Bertrand Tavernier éprouvait une fascination et une grande admiration pour le cinéma américain. On se souvient qu’il fut l’auteur avec Jean-Pierre Coursodon d’une bible pour les cinéphiles : Trente ans de cinéma américain, parue en 1970 et qui sera ensuite rééditée et enrichie. Et puis, il y eut aussi Amis américains, ouvrage pléthorique constitué » d’entretiens avec de grands réalisateurs. Dans la brume électrique, sa première fiction tourné aux Etats-Unis – il y avait co-réalisé un documentaire, Mississippi blues en 1983, avec Robert Parrish – aurait pu souffrir de cette passion pour le cinéma américain et certains attendaient peut-être au tournant le cinéaste lyonnais. L’excès de passion et d’admiration peut parfois rendre maladroit. Mais il n’en est rien avec cette nouvelle réussite artistique. Tommy Lee Jones se montre parfait dans le rôle de cet homme au parcours cabossé et qui garde néanmoins toute son humanité, malgré ses crises de rage et son désarroi face à ce qu’il ne peut expliquer. L’ambiance louisianaise est très bien rendue par la bande son – on trouve même parmi les acteurs d’authentiques musiciens comme Buddy Guy ou Levon Helm – et le film offre des changements de rythme, comme des pauses, qui n’entravent en rien le bon déroulement du récit et viennent au contraire l’enrichir.  

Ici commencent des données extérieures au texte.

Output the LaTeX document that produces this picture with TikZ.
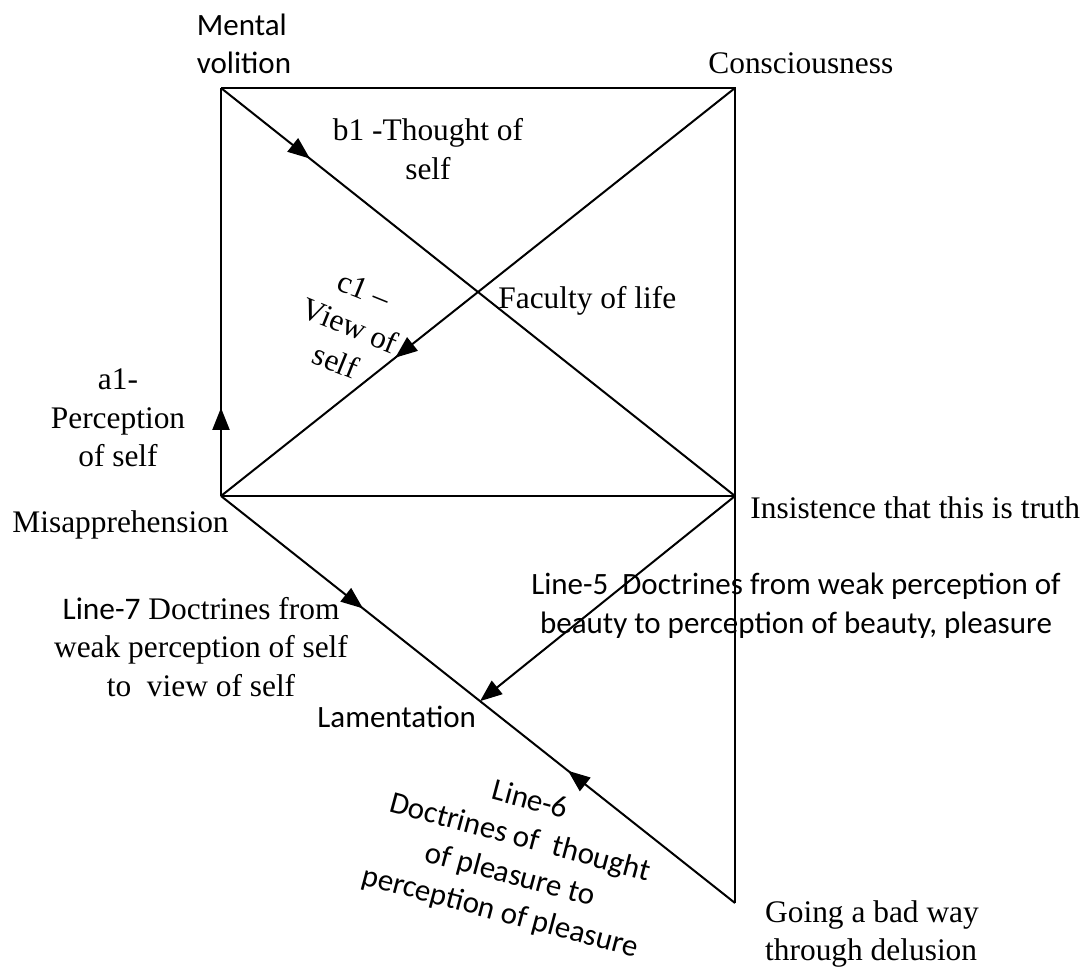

Toute l’humanité chère à Bertrand Tavernier, les valeurs qu’il aimait font l’objet d’allusions, de mentions dans cette œuvre singulière, atypique dans la filmographie de ce cinéaste, cinéphile devant l’éternel. À travers Robicheaux, mais aussi à travers ce général sudiste, il nous est rappelé l’importance cruciale de demeurer fidèle à soi-même, malgré l’effrayant constat que ceux qui nous dirigent ont tout dévoyé, tout trahi. Ceux qui commandent sont souvent corrompus. De ce film noir, mâtiné d’un fantastique qui n’a rien de gratuit, se dégage une vision qui pourrait paraître manichéenne, simpliste, mais qui ne l’est pas. Il y est question de racisme, d’alcoolisme, mais aussi du passé qui refait surface comme une seconde chance de rétablir la justice. Un film magnifique qui prend son temps, qui privilégie l’ambiance et les personnages par rapport à une intrigue, dont la résolution importe peut-être moins que le cheminement des personnages.